The spores of C. helenae have a spherical or ovoid shape, with dimensions of 12–14 μm long by 15–19 μm wide. They tend to be slightly narrower at one end, and commonly have a spore wall thickness of 1.5 μm.

Cyathus helenae is distinguished from the more common C. striatus by its faint inner-surface plication (C. striatus has a more pronounced plication), the nodular arrangement of the hairs on the outer surface, and microscopically by the spore shape – ellipsoid in C. striatus, ovoid or spheroidal in C. helenae.

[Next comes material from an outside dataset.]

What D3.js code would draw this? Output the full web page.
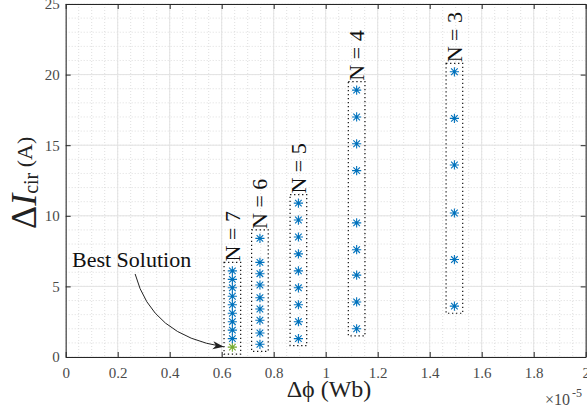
<!DOCTYPE html>
<html>
<head>
<meta charset="utf-8">
<script src="https://cdn.jsdelivr.net/npm/d3@7"></script>
</head>
<body style="margin:0">
<div id="chart"></div>
<script>
// groups: number of windings N, flux difference (x1e-5 Wb) and circulating current values (A)
var groupN = [7, 6, 5, 4, 3];
var groupX = [0.641, 0.747, 0.895, 1.119, 1.495];
var valsN7 = [0.7, 1.3, 1.9, 2.5, 3.1, 3.7, 4.3, 4.9, 5.5, 6.1];
var valsN6 = [0.9, 1.7, 2.6, 3.4, 4.2, 5.1, 5.9, 6.7, 8.4];
var valsN5 = [1.3, 2.5, 3.7, 4.9, 6.1, 7.3, 8.5, 9.7, 10.9];
var valsN4 = [2.0, 3.9, 5.8, 7.6, 9.5, 13.2, 15.1, 17.0, 18.9];
var valsN3 = [3.6, 6.9, 10.2, 13.6, 16.9, 20.2];
var groupVals = [valsN7, valsN6, valsN5, valsN4, valsN3];

// best solution (green marker) and annotation arrow (start, control, end)
var best = { x: 0.641, y: 0.7 };
var arrowPts = [[0.267, 5.88], [0.33, 1.5], [0.608, 0.72]];

var xTicks = [0, 0.2, 0.4, 0.6, 0.8, 1, 1.2, 1.4, 1.6, 1.8, 2];
var yTicks = [0, 5, 10, 15, 20, 25];
var xMinor = d3.range(0, 2.0001, 0.05);
var yMinor = d3.range(0, 25.0001, 1);

var width = 587, height = 415;
var margin = { top: 4, right: 1.3, bottom: 58, left: 65.7 };
var innerW = width - margin.left - margin.right;
var innerH = height - margin.top - margin.bottom;

var blue = "#0072BD", green = "#77AC30";
var serif = "'Liberation Serif'";

var x = d3.scaleLinear().domain([0, 2]).range([0, innerW]);
var y = d3.scaleLinear().domain([0, 25]).range([innerH, 0]);

var svg = d3.select("#chart").append("svg")
    .attr("width", width)
    .attr("height", height);

var g = svg.append("g")
    .attr("transform", "translate(" + margin.left + "," + margin.top + ")");

// minor grid (dotted)
g.append("g").selectAll("line").data(xMinor).enter().append("line")
    .attr("x1", function(d) { return x(d); }).attr("x2", function(d) { return x(d); })
    .attr("y1", 0).attr("y2", innerH)
    .attr("stroke", "#d6d6d6").attr("stroke-width", 0.8)
    .attr("stroke-dasharray", "1,2");
g.append("g").selectAll("line").data(yMinor).enter().append("line")
    .attr("y1", function(d) { return y(d); }).attr("y2", function(d) { return y(d); })
    .attr("x1", 0).attr("x2", innerW)
    .attr("stroke", "#d6d6d6").attr("stroke-width", 0.8)
    .attr("stroke-dasharray", "1,2");

// major grid
g.append("g").selectAll("line").data(xTicks).enter().append("line")
    .attr("x1", function(d) { return x(d); }).attr("x2", function(d) { return x(d); })
    .attr("y1", 0).attr("y2", innerH)
    .attr("stroke", "#e3e3e3").attr("stroke-width", 1);
g.append("g").selectAll("line").data(yTicks).enter().append("line")
    .attr("y1", function(d) { return y(d); }).attr("y2", function(d) { return y(d); })
    .attr("x1", 0).attr("x2", innerW)
    .attr("stroke", "#e3e3e3").attr("stroke-width", 1);

// axes
var fmt = function(d) { return String(+d.toFixed(1)); };
var xAxis = g.append("g").attr("transform", "translate(0," + innerH + ")")
    .call(d3.axisBottom(x).tickValues(xTicks).tickFormat(fmt).tickSize(-5).tickPadding(10).tickSizeOuter(0));
var yAxis = g.append("g")
    .call(d3.axisLeft(y).tickValues(yTicks).tickFormat(fmt).tickSize(-5).tickPadding(6).tickSizeOuter(0));
var xTop = g.append("g")
    .call(d3.axisTop(x).tickValues(xTicks).tickFormat("").tickSize(-5).tickSizeOuter(0));
var yRight = g.append("g").attr("transform", "translate(" + innerW + ",0)")
    .call(d3.axisRight(y).tickValues(yTicks).tickFormat("").tickSize(-5).tickSizeOuter(0));

[xAxis, yAxis, xTop, yRight].forEach(function(a) {
    a.attr("font-family", null).attr("font-size", null);
    a.select(".domain").attr("stroke", "#262626").attr("stroke-width", 1);
    a.selectAll(".tick line").attr("stroke", "#262626");
    a.selectAll("text")
        .attr("font-size", 15)
        .attr("fill", "#4a4a4a")
        .style("font-family", function() { return serif; });
});

// dotted group boxes
var padX = 0.032, padBot = 0.5, padTop = 0.6;
groupN.forEach(function(n, i) {
    var vals = groupVals[i];
    var x0 = groupX[i] - padX, x1 = groupX[i] + padX;
    var y0 = d3.min(vals) - padBot, y1 = d3.max(vals) + padTop;
    g.append("rect")
        .attr("x", x(x0)).attr("y", y(y1))
        .attr("width", x(x1) - x(x0)).attr("height", y(y0) - y(y1))
        .attr("fill", "none").attr("stroke", "#111")
        .attr("stroke-width", 1.2).attr("stroke-dasharray", "1.3,2.7");
});

// N labels above the boxes
g.append("g").selectAll("text").data(groupN).enter().append("text")
    .attr("transform", function(n, i) {
        return "translate(" + (x(groupX[i]) + 7.5) + "," + (y(d3.max(groupVals[i]) + padTop) - 1) + ") rotate(-90)";
    })
    .attr("font-size", 22)
    .attr("fill", "#111")
    .style("font-family", function() { return serif; })
    .text(function(n) { return "N = " + n; });

// asterisk markers
var r = 4.6, dd = r * 0.72;
var star = "M" + (-r) + ",0H" + r + "M0," + (-r) + "V" + r +
    "M" + (-dd) + "," + (-dd) + "L" + dd + "," + dd +
    "M" + (-dd) + "," + dd + "L" + dd + "," + (-dd);

groupN.forEach(function(n, i) {
    g.append("g").selectAll("path").data(groupVals[i]).enter().append("path")
        .attr("transform", function(d) { return "translate(" + x(groupX[i]) + "," + y(d) + ")"; })
        .attr("d", star)
        .attr("fill", "none")
        .attr("stroke", function(d) { return (groupX[i] === best.x && d === best.y) ? green : blue; })
        .attr("stroke-width", 1.1);
});

// annotation: curved arrow, head drawn as a small polygon at the end
var p0 = [x(arrowPts[0][0]), y(arrowPts[0][1])];
var p1 = [x(arrowPts[1][0]), y(arrowPts[1][1])];
var p2 = [x(arrowPts[2][0]), y(arrowPts[2][1])];
g.append("path")
    .attr("d", "M" + p0 + "Q" + p1 + " " + p2)
    .attr("fill", "none").attr("stroke", "#222").attr("stroke-width", 1);
var ang = Math.atan2(p2[1] - p1[1], p2[0] - p1[0]) * 180 / Math.PI;
g.append("path")
    .attr("transform", "translate(" + p2 + ") rotate(" + ang + ")")
    .attr("d", "M0,0L-11,-4L-8,0L-11,4Z")
    .attr("fill", "#222");

// text labels
var labels = [
    { t: "Best Solution", x: 72, y: 267, size: 22, fill: "#111", anchor: "start", rot: 0 },
    { t: "Δϕ (Wb)", x: 329, y: 397, size: 24, fill: "#222", anchor: "middle", rot: 0 },
    { t: "×10", x: 545, y: 405, size: 16, fill: "#4a4a4a", anchor: "start", rot: 0 },
    { t: "-5", x: 572, y: 397, size: 12, fill: "#4a4a4a", anchor: "start", rot: 0 }
];
svg.append("g").selectAll("text").data(labels).enter().append("text")
    .attr("transform", function(d) { return "translate(" + d.x + "," + d.y + ") rotate(" + d.rot + ")"; })
    .attr("text-anchor", function(d) { return d.anchor; })
    .attr("font-size", function(d) { return d.size; })
    .attr("fill", function(d) { return d.fill; })
    .style("font-family", function() { return serif; })
    .text(function(d) { return d.t; });

svg.append("text")
    .attr("transform", "translate(36,229) rotate(-90)")
    .attr("fill", "#222")
    .style("font-family", serif)
    .html("<tspan font-size='36'>Δ</tspan><tspan font-size='36' font-style='italic'>I</tspan>" +
        "<tspan font-size='20' dy='2'>cir</tspan>" +
        "<tspan font-size='22' dy='-6'> (A)</tspan>");
</script>
</body>
</html>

==Habitat and distribution==
The species was initially described by mycologist Harold J. Brodie in 1966, who collected it from Rocky Mountain Park in Alberta, Canada at an altitude of 7000 ft. It was found growing among the small flat stones of the scree, often attached to rotted or dried remains of alpine plants. Brodie derived the species name as a tribute to his late wife Helen. This species is known to live in alpine and boreal habitats, as well as dry areas in Idaho. In 1988 C. helenae was first reported in Mexico; in 2005 it was reported growing in tropical forest in the Calakmul Biosphere Reserve (Calakmul, Mexico), and in Costa Rica. In 2014, it was recorded in Brazil, the first report of this species from South America.

==Life cycle==
The life cycle of Cyathus helenae contains both haploid and diploid stages, typical of taxa in the basidiomycetes that can reproduce both asexually (via vegetative spores), or sexually (with meiosis). Basidiospores produced in the peridioles each contain a single haploid nucleus. After dispersal, the spores germinate and grow into homokaryotic hyphae, with a single nucleus in each compartment. When two homokaryotic hyphae of different mating compatibility groups fuse with one another, they form a dikaryotic mycelia in a process called plasmogamy. After a period of time and under the appropriate environmental conditions, fruit bodies may be formed from the dikaryotic mycelia. These fruit bodies produce peridioles containing the basidia upon which new basidiospores are made. Young basidia contain a pair of haploid sexually compatible nuclei which fuse, and the resulting diploid fusion nucleus undergoes meiosis to produce haploid basidiospores.

==Spore dispersal==
When a drop of falling water hits the interior of the cup with the appropriate angle and velocity, the peridioles are ejected into the air by the force of the drop. The force of ejection tears open the purse, and results in the expansion of the funicular cord, formerly coiled under pressure in the lower part of the purse. The peridioles, followed by the highly adhesive funicular cord and basal hapteron, may hit a nearby plant stem or stick. The hapteron sticks to it, and the funicular cord wraps around the stem or stick powered by the force of the still-moving peridiole. After drying out, the peridiole remains attached to the vegetation, where it may be eaten by a grazing herbivorous animal, and later deposited in that animal's dung to continue the life cycle.

==Bioactive compounds==

Structure of cyathin A_{3}

Cyathus helenae produces a series of diterpenoid chemical compounds known as cyathins, which have antibiotic properties against the bacteria Staphylococcus aureus. The capacity to produce cyathins—similar to C. striatus and C. africanus—is limited to haploid strains. The basic chemical structure of the cyathins, known as the cyathane skeleton, is chemically unique and has been investigated using carbon-13 nuclear magnetic resonance (^{13}C NMR); molecules with this structure have also been created synthetically.